··· Records for the task ···

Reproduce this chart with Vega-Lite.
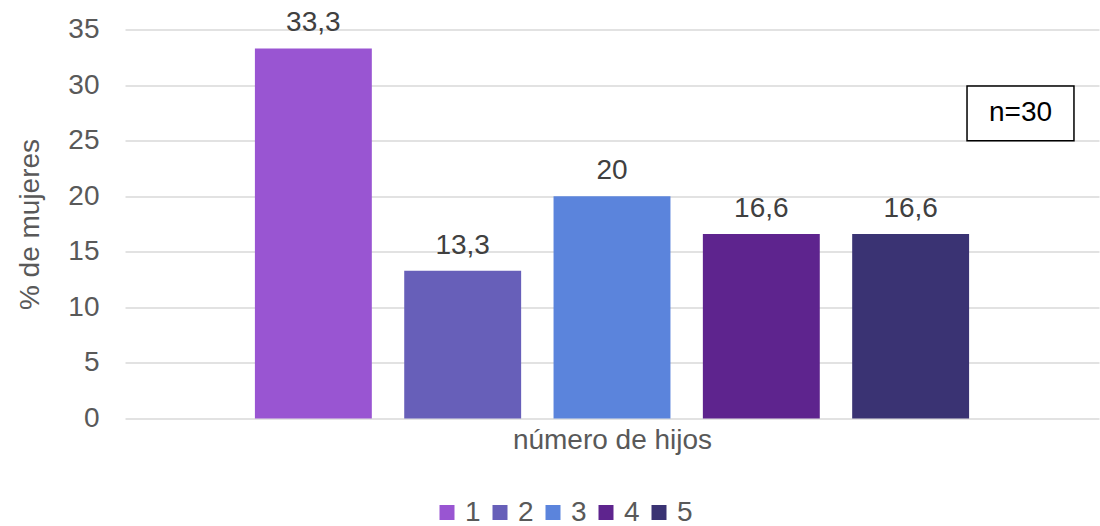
{
  "$schema": "https://vega.github.io/schema/vega-lite/v6.json",
  "width": 974,
  "height": 389,
  "autosize": "none",
  "padding": {"left": 125, "top": 29.5, "right": 1, "bottom": 107.5},
  "background": "white",
  "config": {
    "view": {"stroke": null},
    "font": "Liberation Sans"
  },
  "layer": [
    {
      "data": {
        "values": [
          {"hijos": "1", "pct": 33.3, "label": "33,3"},
          {"hijos": "2", "pct": 13.3, "label": "13,3"},
          {"hijos": "3", "pct": 20, "label": "20"},
          {"hijos": "4", "pct": 16.6, "label": "16,6"},
          {"hijos": "5", "pct": 16.6, "label": "16,6"}
        ]
      },
      "encoding": {
        "x": {
          "field": "hijos",
          "type": "nominal",
          "scale": {"domain": ["1", "2", "3", "4", "5"], "paddingInner": 0.217, "paddingOuter": 0.87},
          "axis": {
            "title": "número de hijos",
            "labels": false,
            "ticks": false,
            "domain": false,
            "titleFontSize": 28,
            "titleFontWeight": "normal",
            "titleColor": "#595959",
            "titlePadding": 8
          }
        },
        "y": {
          "field": "pct",
          "type": "quantitative",
          "scale": {"domain": [0, 35], "nice": false},
          "axis": {
            "title": "% de mujeres",
            "values": [0, 5, 10, 15, 20, 25, 30, 35],
            "domain": false,
            "ticks": false,
            "labelFontSize": 28,
            "labelColor": "#595959",
            "labelPadding": 26,
            "gridColor": "#d9d9d9",
            "gridWidth": 1.5,
            "titleFontSize": 28,
            "titleFontWeight": "normal",
            "titleColor": "#595959",
            "titlePadding": 23
          }
        }
      },
      "layer": [
        {
          "mark": {"type": "bar"},
          "encoding": {
            "color": {
              "field": "hijos",
              "type": "nominal",
              "scale": {
                "domain": ["1", "2", "3", "4", "5"],
                "range": ["#9955D2", "#675FB9", "#5B84DC", "#5E248E", "#3A3373"]
              },
              "legend": {
                "title": null,
                "orient": "none",
                "legendX": 308,
                "legendY": 469,
                "direction": "horizontal",
                "symbolType": "square",
                "symbolSize": 225,
                "symbolStrokeWidth": 0,
                "labelFontSize": 28,
                "labelColor": "#595959",
                "labelOffset": 4,
                "columnPadding": 5
              }
            }
          }
        },
        {
          "mark": {"type": "text", "dy": -17, "baseline": "alphabetic", "fontSize": 28, "color": "#404040"},
          "encoding": {"text": {"field": "label"}}
        }
      ]
    },
    {
      "data": {"values": [{"note": "n=30"}]},
      "layer": [
        {
          "mark": {"type": "rect", "fill": "white", "stroke": "black", "strokeWidth": 1.5},
          "encoding": {
            "x": {"datum": 0.8645, "type": "quantitative", "scale": {"domain": [0, 1]}, "axis": null},
            "x2": {"datum": 0.9743},
            "y": {"datum": 29.92, "type": "quantitative"},
            "y2": {"datum": 25.0}
          }
        },
        {
          "mark": {"type": "text", "fontSize": 28, "color": "black", "baseline": "middle"},
          "encoding": {
            "x": {"datum": 0.9194, "type": "quantitative", "scale": {"domain": [0, 1]}, "axis": null},
            "y": {"datum": 27.46, "type": "quantitative"},
            "text": {"field": "note"}
          }
        }
      ]
    }
  ],
  "resolve": {"scale": {"x": "independent"}}
}
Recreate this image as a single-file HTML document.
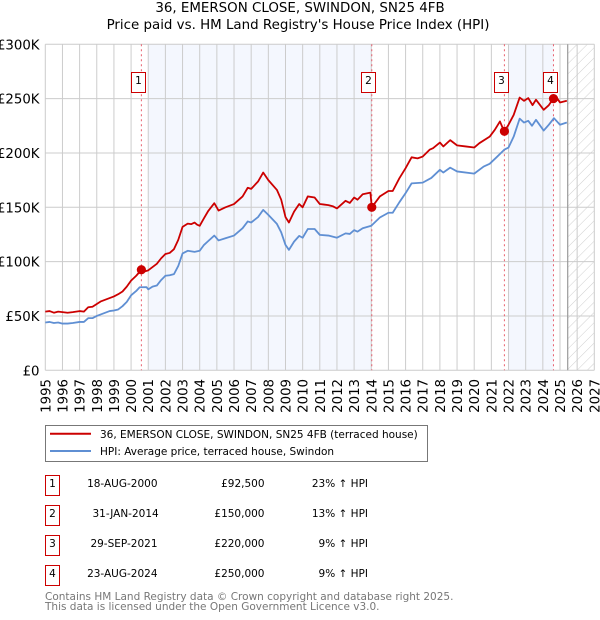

···

- _Problem details_: Give the number of lines in the listing above that hold the string "this", with nothing else.

- _Complete response_: 2